Oğuzhan Göksel’s thesis looks at the “Turkish Model” concept and the debates that revolve around it from the perspective of modernization studies. It challenges established approaches to the Turkish model that come from the field of modernization studies itself. Alternatively, it employs the Multiple Modernities Paradigm (MMP) to provide a more nuanced and accurate account of the Turkish Model thus “showing that modernisation in this non-Western [Turkish] society has been a complex phenomenon that produced a divergent ‘modernity’ rather than converging towards Western values such as liberal democracy” (p. 29).
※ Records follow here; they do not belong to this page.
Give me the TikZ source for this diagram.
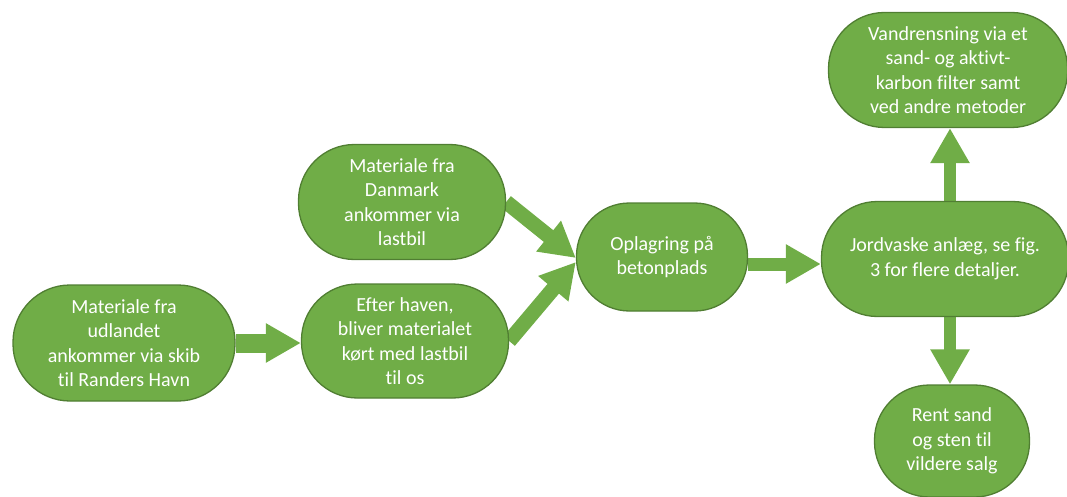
\documentclass[tikz,border=0pt]{standalone}
\usepackage{fontspec}
\setmainfont{Carlito}[Ligatures=NoCommon]
\usetikzlibrary{arrows.meta,backgrounds}
\definecolor{gfill}{HTML}{70AD47}
\definecolor{gline}{HTML}{507E32}
\begin{document}
\begin{tikzpicture}[x=1pt,y=-1pt,
  term/.style={draw=gline, line width=1.3pt, fill=gfill, text=white, align=center,
    inner sep=0pt, font=\fontsize{20}{24.5}\selectfont},
  blockarrow/.style={draw=gfill, line width=#1, -{Triangle[width=37pt,length=35pt]}},
  blockarrow/.default=14pt]
\useasboundingbox (0,0) rectangle (1067,497);
\node[term, minimum width=222pt, minimum height=116pt, rounded corners=57pt] (n1) at (124,343)
  {Materiale fra\\udlandet\\ankommer via skib\\til Randers Havn};
\node[term, minimum width=207pt, minimum height=114pt, rounded corners=56pt] (n2) at (405,341)
  {Efter haven,\\bliver materialet\\kørt med lastbil\\til os};
\node[term, minimum width=207pt, minimum height=115pt, rounded corners=56pt] (n3) at (402,202)
  {Materiale fra\\Danmark\\ankommer via\\lastbil};
\node[term, minimum width=171pt, minimum height=108pt, rounded corners=53pt] (n4) at (662,257)
  {Oplagring på\\betonplads};
\node[term, minimum width=247pt, minimum height=115pt, rounded corners=56pt] (n5) at (945,259)
  {Jordvaske anlæg, se fig.\\3 for flere detaljer.};
\node[term, minimum width=239pt, minimum height=115pt, rounded corners=56pt] (n6) at (948,70)
  {Vandrensning via et\\sand- og aktivt-\\karbon filter samt\\ved andre metoder};
\node[term, minimum width=155pt, minimum height=112pt, rounded corners=55pt] (n7) at (952,441)
  {Rent sand\\og sten til\\vildere salg};
\begin{scope}[on background layer]
\draw[blockarrow=19pt] (n1.east) -- (n1.east -| n2.west);
\draw[blockarrow=15pt] (n3.east) -- ([yshift=-1pt]n4.west);
\draw[blockarrow=15pt] (n2.east) -- ([yshift=-5pt]n4.west);
\draw[blockarrow=13pt] ([yshift=-7pt]n4.east) -- ([yshift=-7pt]n4.east -| n5.west);
\draw[blockarrow=12pt] ([xshift=5pt]n5.north) -- ([xshift=5pt]n5.north |- n6.south);
\draw[blockarrow=12pt] ([xshift=5pt]n5.south) -- ([xshift=5pt]n5.south |- n7.north);
\end{scope}
\end{tikzpicture}
\end{document}
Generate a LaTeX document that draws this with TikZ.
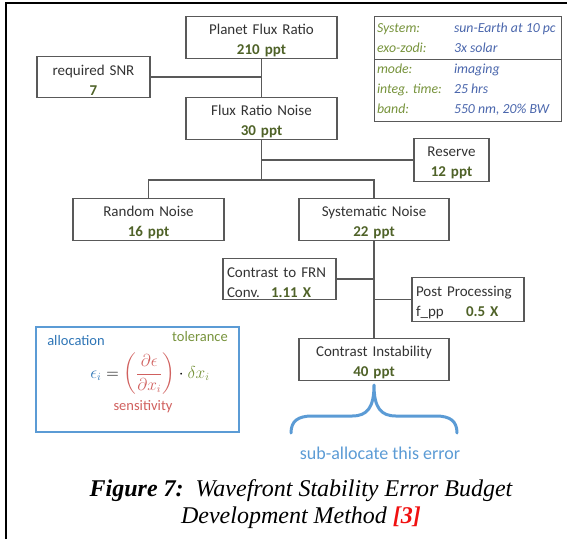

The thesis is divided into seven chapters. Chapter one reviews the existing literature and addresses issues of research and methodology. Importantly, it identifies two main conceptualisations of the Turkish model in the literature, which the author terms the “structural model” and the “societal model.” The former model has been influenced by Classical Modernization Theory (CMT) while the latter by Neo-Modernization Theory (NMT). This classification allows the author to justify his choice to use the MMP and lays the foundations for the analysis that follows. As opposed to CMT, which generally posits that Turkey owes its modernization to the Kemalist secularization program and the state-led development, and to NMT, that emphasizes the role of social forces, economic liberalization and the reformist interpretation of Islam, MMP facilitates the study of the origins of “Turkish modernity as a whole by tracing the trajectory of economic, socio-political and institutional development processes” (p. 28).

Chapter two defines modernity and modernization and fleshes out further the alternative paradigm of MMP while explaining why it is a more suitable theoretical framework for the analysis of Turkish modernization and the Turkish Model. Among other things, the chapter scrutinizes and challenges the established understandings of CMT and NMT in terms of the positive correlation between economic development and democratization, and their Eurocentric-deterministic approaches. MMP, the author explains, goes beyond the discourses of “Western cultural hegemony” (p. 95); it employs analytical tools such as historical contingency and path dependency as well as the role of the international context thus providing a more non-deterministic approach to non-Western case studies and Turkey in particular.

Given that all three schools of modernization in question (CMT, NMT and MMP) agree that modernization is defined as the economic, political and social development experience of a society, in chapters three to five the author builds his argument upon these three aspects (economic, political, and social development), respectively. Therefore, chapter three focuses on the aspect of economic modernization. Unlike CMT and NMT, where economic modernity is associated with liberal free market and capitalist economy, an economically modern society in MMP is one that is “industrialised, urban and literate with effective economic policy-making and an advanced infrastructure in transportation and communication mechanisms” (p. 102). Based on these criteria and with the help of the MMP methodological tools that track economic modernity from the foundation of Turkish Republic, the chapter argues that Turkey is indeed a modern economy which, however, differs from the Western economic model.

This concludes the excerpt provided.